There wasn't one dramatic moment where everything suddenly became better.

There were hundreds of ordinary decisions. Walking away from people who weren't good for me. Learning how to be alone without feeling lonely. Choosing slower mornings instead of longer nights. Learning how to actually take care of myself.

Finding things that made me feel alive instead of things that simply helped me forget.

And somewhere in the middle of all of that...I found myself again.


Now birthdays feel completely different. Not because they're extravagant. Not because I need everyone around me. But because I no longer measure my birthday by how many people text me or what plans I have.


I know, without needing anyone to tell me, how deeply I'm loved. That feeling doesn't come from one day anymore.


It comes from the life I've built.

The relationships I've nurtured.

The people who've stayed.


Sometimes I still think about that younger version of me waking up alone on her birthday. I wish I could sit beside her.


Not to erase what happened.

Not to tell her she'd never make mistakes again.

Just to tell her that one day she'd understand why those birthdays mattered.
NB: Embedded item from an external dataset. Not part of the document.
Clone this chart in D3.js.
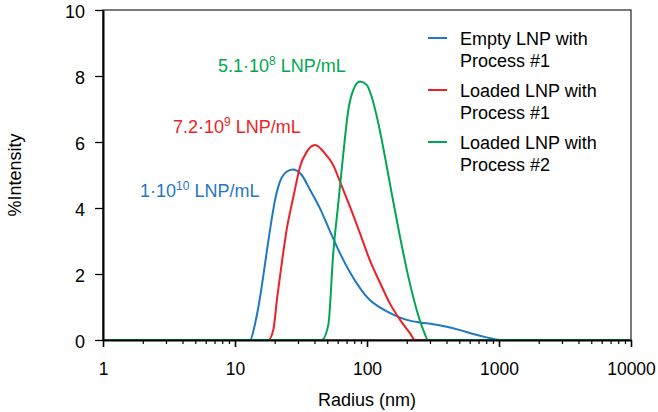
<!DOCTYPE html>
<html>
<head>
<meta charset="utf-8">
<script src="https://cdn.jsdelivr.net/npm/d3@7"></script>
<style>
    body { margin: 0; background: #fff; }
    text { font-family: "Liberation Sans", Arial, Helvetica, sans-serif; }
</style>
</head>
<body>
<svg id="chart"></svg>
<script>
// values (radius in nm, % intensity)
const blueRadius = [1, 13.0, 14.2, 15.5, 16.9, 18.4, 20.1, 21.9, 24.6, 27.4, 32.0, 37.0, 44.1, 52.4, 62.4, 74.3, 88.5, 105, 126, 158, 200, 252, 318, 402, 506, 639, 807, 1018, 10000];
const blueIntensity = [0, 0, 0.5, 1.31, 2.32, 3.33, 4.24, 4.8, 5.1, 5.17, 5.0, 4.55, 3.98, 3.3, 2.63, 2.05, 1.57, 1.21, 0.98, 0.77, 0.61, 0.53, 0.48, 0.4, 0.3, 0.18, 0.08, 0, 0];

const redRadius = [1, 17.9, 19.5, 20.9, 22.6, 24.6, 27.7, 31.1, 34.9, 40.4, 48.1, 55.5, 62.4, 74.3, 88.5, 105, 126, 149, 178, 212, 231, 10000];
const redIntensity = [0, 0, 0.3, 1.31, 2.32, 3.33, 4.34, 5.25, 5.7, 5.91, 5.65, 5.3, 4.8, 4.04, 3.23, 2.42, 1.72, 1.11, 0.61, 0.2, 0, 0];

const greenRadius = [1, 45.4, 50.9, 55.5, 60.6, 66.2, 72.2, 78.8, 88.5, 99.5, 108.5, 121.8, 136.9, 153.9, 177.8, 205.6, 238, 267, 291, 10000];
const greenIntensity = [0, 0, 0.45, 2.63, 4.14, 5.66, 6.97, 7.58, 7.83, 7.73, 7.37, 6.57, 5.55, 4.44, 3.13, 1.92, 0.91, 0.3, 0, 0];

const seriesNames = [["Empty LNP with", "Process #1"], ["Loaded LNP with", "Process #1"], ["Loaded LNP with", "Process #2"]];
const seriesColors = ["#1f78c1", "#ee1f26", "#00a651"];
const concLabels = [["1·10", "10", " LNP/mL"], ["7.2·10", "9", " LNP/mL"], ["5.1·10", "8", " LNP/mL"]];

const xMajorTicks = [1, 10, 100, 1000, 10000];
const yTicks = [0, 2, 4, 6, 8, 10];

const width = 658, height = 412;
const margin = { top: 10, right: 27, bottom: 72, left: 103 };
const innerW = width - margin.left - margin.right;
const innerH = height - margin.top - margin.bottom;

const svg = d3.select("#chart").attr("width", width).attr("height", height);
const g = svg.append("g").attr("transform", `translate(${margin.left},${margin.top})`);

const x = d3.scaleLog().domain([1, 10000]).range([0, innerW]);
const y = d3.scaleLinear().domain([0, 10]).range([innerH, 0]);

// minor ticks 2..9 in every decade
const xMinorTicks = [];
[1, 10, 100, 1000].forEach(d => { for (let k = 2; k <= 9; k++) xMinorTicks.push(d * k); });

// frame
g.append("rect")
    .attr("width", innerW).attr("height", innerH)
    .attr("fill", "none").attr("stroke", "#222").attr("stroke-width", 1.2);

// curves
const series = [
    { r: blueRadius, v: blueIntensity },
    { r: redRadius, v: redIntensity },
    { r: greenRadius, v: greenIntensity }
];
const line = d3.line()
    .x(d => x(d[0]))
    .y(d => y(d[1]))
    .curve(d3.curveMonotoneX);

series.forEach((s, i) => {
    g.append("path")
        .datum(s.r.map((r, j) => [r, s.v[j]]))
        .attr("d", line)
        .attr("fill", "none")
        .attr("stroke", seriesColors[i])
        .attr("stroke-width", 2);
});

// axes
const yAxis = g.append("g")
    .call(d3.axisLeft(y).tickValues(yTicks).tickSize(8).tickPadding(10).tickSizeOuter(0));
yAxis.select(".domain").attr("stroke", "#000").attr("stroke-width", 2);
yAxis.selectAll("text").attr("font-size", 18).attr("dy", "0.4em").attr("fill", "#000");
yAxis.selectAll("line").attr("stroke-width", 1.3);

const xMinor = g.append("g").attr("transform", `translate(0,${innerH})`)
    .call(d3.axisBottom(x).tickValues(xMinorTicks).tickSize(4).tickFormat("").tickSizeOuter(0));
xMinor.select(".domain").remove();
xMinor.selectAll("line").attr("stroke-width", 1.2);

const xAxis = g.append("g").attr("transform", `translate(0,${innerH})`)
    .call(d3.axisBottom(x).tickValues(xMajorTicks).tickSize(7).tickPadding(16)
        .tickFormat(d3.format("d")).tickSizeOuter(0));
xAxis.select(".domain").attr("stroke", "#000").attr("stroke-width", 2);
xAxis.selectAll("text").attr("font-size", 17.5).attr("fill", "#000");
xAxis.selectAll("line").attr("stroke-width", 1.6);

// axis titles
svg.append("text")
    .attr("x", 367).attr("y", 406)
    .attr("text-anchor", "middle").attr("font-size", 18)
    .text("Radius (nm)");
svg.append("text")
    .attr("transform", "translate(21,175) rotate(-90)")
    .attr("text-anchor", "middle").attr("font-size", 18)
    .text("%Intensity");

// concentration labels
const concPos = [[140, 197], [173, 133], [218, 72]];
concLabels.forEach((c, i) => {
    const t = svg.append("text")
        .attr("x", concPos[i][0]).attr("y", concPos[i][1])
        .attr("font-size", 18).attr("fill", seriesColors[i]);
    t.append("tspan").text(c[0]);
    t.append("tspan").attr("font-size", 12).attr("dy", -7).text(c[1]);
    t.append("tspan").attr("dy", 7).text(c[2]);
});

// legend
const legend = svg.append("g").attr("transform", "translate(428,38)");
seriesNames.forEach((n, i) => {
    const row = legend.append("g").attr("transform", `translate(0,${i * 52})`);
    row.append("line")
        .attr("x1", 0).attr("x2", 19)
        .attr("stroke", seriesColors[i]).attr("stroke-width", 2);
    row.append("text").attr("x", 32).attr("y", 7).attr("font-size", 18).text(n[0]);
    row.append("text").attr("x", 32).attr("y", 29).attr("font-size", 18).text(n[1]);
});
</script>
</body>
</html>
They weren't there to punish her.

They were there to wake her up.


Every lonely birthday.

Every disappointing birthday.

Every birthday spent wondering if life would ever feel different.


They all quietly led me here.

To a home in Italy.

To mornings I don't want to escape from.

To friendships that feel safe.

To a marriage that feels like peace.

To writing again.

To this life.


There were years where I genuinely wasn't sure what my future would look like. There were birthdays where I couldn't imagine the woman I'd become.


I don't wish for more time and I can absolutely promise you, I do not wish to be younger either.


I simply pause for a moment and think, thank you.


Thank you for another year.

Thank you for another chance to keep learning.


Because maybe that's what birthdays have always been.

Not a reminder that we're getting older but a quiet reminder that we're still here.


Still growing.

Still learning.

Still becoming.


And after everything, I don't think I'll ever stop being grateful for that.